Le soleil de midi éclairait fortement la citadelle et les pans de murs faisant face à la mer, il faisait chaud. Août finissant remportait ses derniers touristes, et dans le flot, les corses du continent comme moi.
Nous évitions de passer par le tunnel qui sent toujours très mauvais, dans l’ idée de prolonger le plaisir en traversant la ville par ses ruelles majestueuses de hauteur, contrastées dans les styles allant du plus traditionnel au plus bourgeois, rythmées par les échoppes en bas, les balcons en haut, les linges sur les cordes comme des notes de musiques, et les cacatoghji (orthographe à vérifier), cabinets ajoutés aux vieilles bâtisses qui forment des verrues carrées reliées par les tuyaux d’ évacuation.
Comme tous les ans je m’ exclamai : C’ est ici que je veux vivre, c’ est là (je désignais une boutique) que je veux mon atelier, et là je prendrai le café tous les jours. Puis, comme pour nous sonner l’heure du dîner, apparut en contrebas le port et le ferry au départ, tel un ogre béant portant le nom de notre billet..
Nous avions garé la voiture en amont de la rue marchande parallèle à la place St Nicolas, pour une ultime promenade avant d’embarquer. D’habitude je regarde les robes. Je peux entrer dans une boutique acheter de tout sauf une robe mais j’ y serais entrée seulement après avoir vu une robe de loin.

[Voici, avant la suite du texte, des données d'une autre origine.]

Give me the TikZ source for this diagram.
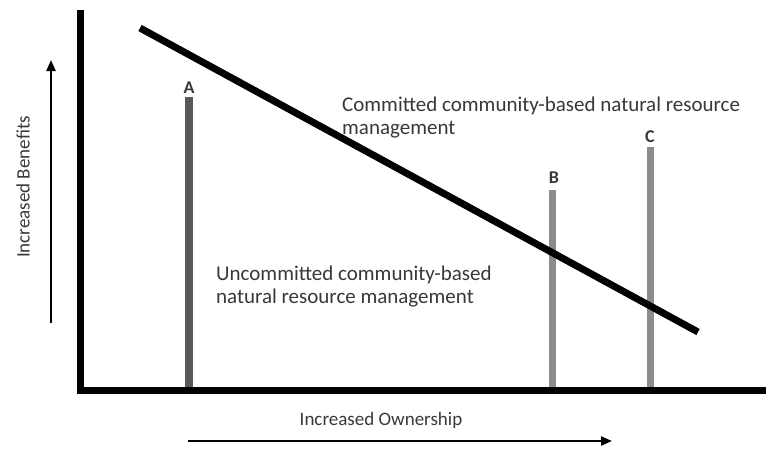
\documentclass[tikz,border=0pt]{standalone}
\usepackage{fontspec}
\setmainfont{Carlito}
\usetikzlibrary{arrows.meta}

\begin{document}
\begin{tikzpicture}[x=1pt, y=-1pt, every node/.style={text=black!78, inner sep=0pt},
    axisline/.style={line width=7pt, line join=miter},
    barA/.style={line width=8pt, draw=black!65},
    barBC/.style={line width=7pt, draw=black!45},
    dirarrow/.style={line width=2.2pt, -{Triangle[length=11pt, width=9pt]}},
    region/.style={font=\fontsize{21}{23}\selectfont, align=left, anchor=north west},
    axislabel/.style={font=\fontsize{19}{22}\selectfont},
    barlabel/.style={font=\fontsize{18}{20}\selectfont\bfseries}]
    \useasboundingbox (0,0) rectangle (766,448);
    % axes
    \draw[axisline] (80,10) -- (80,390) -- (766,390);
    % bars
    \node[barlabel] (labA) at (189,88) {A};
    \node[barlabel] (labB) at (554,178) {B};
    \node[barlabel] (labC) at (650,137) {C};
    \coordinate (topA) at (189,97);
    \coordinate (topB) at (552,190);
    \coordinate (topC) at (650,147);
    \draw[barA] (topA) -- (topA |- 0,387);
    \draw[barBC] (topB) -- (topB |- 0,387);
    \draw[barBC] (topC) -- (topC |- 0,387);
    % dividing line
    \draw[line width=7pt] (140,28) -- (698,332);
    % region texts
    \node[region] (committed) at (342,97) {Committed community-based natural resource\\management};
    \node[region] (uncommitted) at (216,266) {Uncommitted community-based\\natural resource management};
    % direction arrows
    \coordinate (benStart) at (51,323);
    \coordinate (benEnd) at (51,60);
    \coordinate (ownStart) at (188,441);
    \coordinate (ownEnd) at (612,441);
    \draw[dirarrow] (benStart) -- (benEnd);
    \draw[dirarrow] (ownStart) -- (ownEnd);
    \node[axislabel, rotate=90] (benefits) at (23,187) {Increased Benefits};
    \node[axislabel] (ownership) at (381,420) {Increased Ownership};
\end{tikzpicture}
\end{document}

Enfin, nous descendions le boulevard Paoli à moitié au soleil, avec moi qui surfait d’ un trottoir à l’ autre en disant bien à mes enfants de rester avec leur père sur le même trottoir, vilaine habitude qui m’ amuse terriblement, quand j’aperçus du coin de l’oeil des couleurs et m’ engouffrai dans cette petite galerie qui ne contenait que et exclusivement « mes » couleurs. La première pièce est à voir à 360°, l’ accrochage est fait de façon à emporter le regard sur la toile derrière le bureau comme un chemin piégé duquel on ne peut échapper. Après avoir regardé en tournant sur moi même, je finissai en rase motte pour lire les mélanges presque le nez sur la toile de façon à m’ assurer que la touche était vraiment aussi bonne qu’ elle en avait l’ air.
La jeune personne qui assurait l’accueil me dit amusée que j’ étais assortie au décor, car je portais un vêtement violet, de ce violet qui dansait justement dans les vagues des paysages maritimes accrochés autour de nous. Un instant, je me suis imaginée être une touche de violet dans un de ces tableaux et m’ y suis trouvée terriblement bien. Je suis restée si peu, mais si bien, que j’ emportai dans mes yeux les couleurs de ces toiles jusque dans le bateau, oubliant de sortir sur le pont voir s’ éloigner mon île, voulant garder comme dernières images celles éblouissantes des toiles de Jose Lorenzi.